If you’re currently using Series 7, 8, or 9

This is where the decision becomes more subjective. Based on current credible rumors, Series 10 is unlikely to introduce a must-have feature that fundamentally changes daily use for recent upgraders.

What it may deliver is refinement: slightly better battery efficiency, incremental comfort improvements, and small software advantages tied to newer silicon. Those things add up over time, but they are not transformational.

If you value having the latest hardware and plan to keep your watch for several years, waiting makes sense. If your current watch already feels fast, lasts through the day, and tracks everything you care about, there is no urgency to upgrade.

If you’re choosing between Apple Watch SE and Series models

For first-time buyers or SE upgraders, Series 10 will likely make the SE feel intentionally limited rather than obsolete. Apple tends to widen the experiential gap through display quality, materials, and long-term software features rather than raw specs.

If budget is the primary concern and you mainly want notifications, basic fitness tracking, and Apple ecosystem integration, the current SE remains a strong buy. It wears comfortably, performs reliably, and avoids paying for features you may not use.

If you plan to rely on health tracking, sleep analysis, and daily wear for years, Series 10 is the better long-term investment. The higher upfront cost tends to amortize well over time through durability, resale value, and software longevity.

If you’re a fitness-focused or health-driven buyer

Series 10 is unlikely to debut a brand-new health sensor that dramatically changes tracking accuracy, based on current reporting. Any major additions like blood glucose or blood pressure monitoring remain speculative and not expected this generation.

That said, Apple often improves data consistency, sensor fusion, and background algorithms quietly. These changes rarely headline keynotes but can improve trends and reliability over months of use.

If you’re coming from an older watch with weaker heart rate or sleep tracking, waiting makes sense. If you already use a Series 8 or 9 alongside dedicated fitness gear, upgrading is optional rather than essential.

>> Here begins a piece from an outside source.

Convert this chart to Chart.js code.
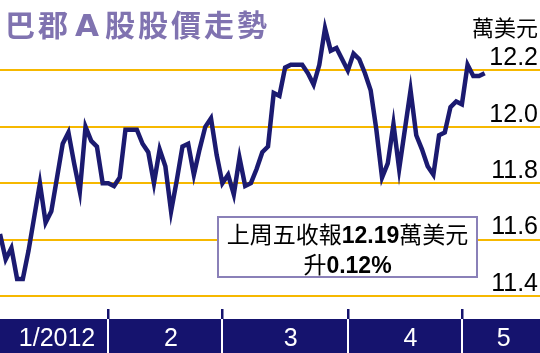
<!DOCTYPE html>
<html>
<head>
<meta charset="utf-8">
<script src="https://cdn.jsdelivr.net/npm/chart.js@4.4.1/dist/chart.umd.min.js"></script>
<style>
html,body{margin:0;padding:0;background:#fff;}
#wrap{position:relative;width:540px;height:353px;overflow:hidden;background:#fff;}
#c{position:absolute;left:0;top:0;}
#title{position:absolute;left:5px;top:3px;font-family:"Noto Sans CJK TC";font-weight:700;font-size:30px;letter-spacing:3px;color:#8073B0;line-height:40px;white-space:nowrap;}
#title .a{font-family:"DejaVu Sans";font-size:31px;margin:0 3px 0 4px;}
#unit{position:absolute;right:2px;top:11px;font-family:"Noto Sans CJK TC";font-size:22px;line-height:30px;color:#000;white-space:nowrap;}
#note{position:absolute;left:217px;top:216px;width:257px;height:58px;border:2px solid #8A80B8;background:#fff;text-align:center;font-family:"Noto Sans CJK TC";font-size:23px;line-height:30px;color:#000;white-space:nowrap;}
#note b{font-family:"Liberation Sans";font-weight:700;line-height:20px;}
</style>
</head>
<body>
<div id="wrap">
<canvas id="c" width="540" height="353"></canvas>
<div id="title">巴郡<span class="a">A</span>股股價走勢</div>
<div id="unit">萬美元</div>
<div id="note">上周五收報<b>12.19</b>萬美元<br>升<b>0.12%</b></div>
</div>
<script>
// trading days, Jan 3 - May 4, 2012
const dates = [
 '2012-01-03','2012-01-04','2012-01-05','2012-01-06','2012-01-09','2012-01-10','2012-01-11','2012-01-12','2012-01-13','2012-01-17',
 '2012-01-18','2012-01-19','2012-01-20','2012-01-23','2012-01-24','2012-01-25','2012-01-26','2012-01-27','2012-01-30','2012-01-31',
 '2012-02-01','2012-02-02','2012-02-03','2012-02-06','2012-02-07','2012-02-08','2012-02-09','2012-02-10','2012-02-13','2012-02-14',
 '2012-02-15','2012-02-16','2012-02-17','2012-02-21','2012-02-22','2012-02-23','2012-02-24','2012-02-27','2012-02-28','2012-02-29',
 '2012-03-01','2012-03-02','2012-03-05','2012-03-06','2012-03-07','2012-03-08','2012-03-09','2012-03-12','2012-03-13','2012-03-14',
 '2012-03-15','2012-03-16','2012-03-19','2012-03-20','2012-03-21','2012-03-22','2012-03-23','2012-03-26','2012-03-27','2012-03-28',
 '2012-03-29','2012-03-30','2012-04-02','2012-04-03','2012-04-04','2012-04-05','2012-04-09','2012-04-10','2012-04-11','2012-04-12',
 '2012-04-13','2012-04-16','2012-04-17','2012-04-18','2012-04-19','2012-04-20','2012-04-23','2012-04-24','2012-04-25','2012-04-26',
 '2012-04-27','2012-04-30','2012-05-01','2012-05-02','2012-05-03','2012-05-04'
];
// closing price, 10,000 USD
const prices = [
 11.62,11.53,11.57,11.46,11.46,11.56,11.68,11.80,11.66,11.70,
 11.82,11.94,11.98,11.87,11.77,12.00,11.95,11.93,11.80,11.80,
 11.79,11.82,11.99,11.99,11.99,11.94,11.91,11.80,11.92,11.86,
 11.70,11.81,11.93,11.94,11.83,11.92,12.00,12.03,11.90,11.80,
 11.83,11.76,11.89,11.79,11.80,11.85,11.91,11.93,12.12,12.11,
 12.21,12.22,12.22,12.22,12.19,12.15,12.22,12.35,12.27,12.28,
 12.24,12.20,12.26,12.24,12.19,12.13,11.99,11.82,11.87,12.01,
 11.85,11.99,12.13,11.97,11.92,11.86,11.83,11.97,11.98,12.07,
 12.09,12.08,12.22,12.18,12.18,12.19
];
const monthLabels = ['1/2012','2','3','4','5'];
const yTicks = [11.4, 11.6, 11.8, 12.0, 12.2];

const X_MAX = 94.7;
const monthOf = d => d.slice(0,7);
const monthEnds = [];   // index of last trading day in each month
const monthStarts = [0];
for (let i = 0; i < dates.length - 1; i++) {
  if (monthOf(dates[i]) !== monthOf(dates[i+1])) { monthEnds.push(i); monthStarts.push(i+1); }
}
const labelPos = monthStarts.map((s, k) => ((s + (k + 1 < monthStarts.length ? monthStarts[k+1] : X_MAX)) / 2));

const NAVY = '#15136E';
const monthBar = {
  id: 'monthBar',
  beforeDraw(chart) {
    const ctx = chart.ctx, xs = chart.scales.x;
    const top = xs.top + 9, bottom = xs.bottom;
    ctx.save();
    ctx.fillStyle = NAVY;
    ctx.fillRect(0, top, chart.width, bottom - top);
    monthEnds.forEach(v => {
      const px = Math.round(xs.getPixelForValue(v));
      ctx.fillStyle = NAVY;
      ctx.fillRect(px - 1, xs.top - 1, 2.5, top - xs.top + 1);
      ctx.fillStyle = '#fff';
      ctx.fillRect(px - 1, top, 2, bottom - top);
    });
    ctx.restore();
  }
};

new Chart(document.getElementById('c'), {
  type: 'line',
  data: {
    datasets: [{
      data: prices.map((p, i) => ({x: i, y: p})),
      borderColor: '#1B1A70',
      borderWidth: 4.5,
      pointRadius: 0,
      tension: 0,
      fill: false
    }]
  },
  options: {
    responsive: false,
    animation: false,
    layout: {padding: 0},
    plugins: {legend: {display: false}, tooltip: {enabled: false}},
    scales: {
      x: {
        type: 'linear', min: 0, max: X_MAX, position: 'bottom',
        afterBuildTicks: s => { s.ticks = labelPos.map(v => ({value: v})); },
        afterFit: s => { s.height = 43; s.paddingLeft = 0; s.paddingRight = 0; },
        grid: {display: false, drawTicks: false},
        border: {display: false},
        ticks: {
          autoSkip: false, maxRotation: 0, padding: 14, color: '#fff',
          font: {family: 'Liberation Sans', size: 25},
          callback: (v, i) => monthLabels[i]
        }
      },
      y: {
        position: 'right', min: 11.35, max: 12.45,
        afterBuildTicks: s => { s.ticks = yTicks.map(v => ({value: v})); },
        afterFit: s => { s.width = 0; s.paddingTop = 0; s.paddingBottom = 0; },
        grid: {color: '#F6B800', lineWidth: 2, drawTicks: false},
        border: {display: false},
        ticks: {
          mirror: true, padding: -2, labelOffset: -12, color: '#000',
          font: {family: 'Liberation Sans', size: 25},
          callback: v => v.toFixed(1)
        }
      }
    }
  },
  plugins: [monthBar]
});
</script>
</body>
</html>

If comfort, size, and all-day wearability matter most

This is one of the strongest arguments for waiting. Multiple reports suggest Apple continues to prioritize efficiency, weight reduction, and subtle case refinements rather than dramatic redesigns.

Even small reductions in thickness or weight can meaningfully improve comfort, especially for smaller wrists or sleep tracking. If your watch never quite disappears on the wrist, Series 10 may be more compelling than its spec sheet suggests.

If your current watch already feels comfortable through long days and overnight wear, the improvement may be noticeable but not urgent.

If you’re timing a purchase around pricing and discounts

Apple Watch pricing is predictable. Series 10 will launch at roughly the same entry price as Series 9, while older models will drop or be discontinued.

If you want the newest model at full retail, waiting until launch is the obvious choice. If you are value-focused, the weeks following Series 10’s announcement are often the best time to buy a discounted Series 9 from retailers.

The worst time to buy is typically midsummer at full price, unless you specifically want to avoid waiting and accept the trade-off.

The bottom line

Series 10 is shaping up to be a refinement-driven release rather than a revolutionary one. That makes it an excellent long-term buy for older-watch owners and first-time buyers, and an optional upgrade for recent users.

If you need a watch today and find a strong deal, buying now is rarely a mistake. If you can wait and want the longest runway of comfort, software support, and resale value, Series 10 is the safer bet.

The key is aligning expectations with reality. Apple Watch improvements are cumulative, and Series 10 looks poised to be another quiet step forward that matters most over years of everyday wear, not minutes of keynote excitement.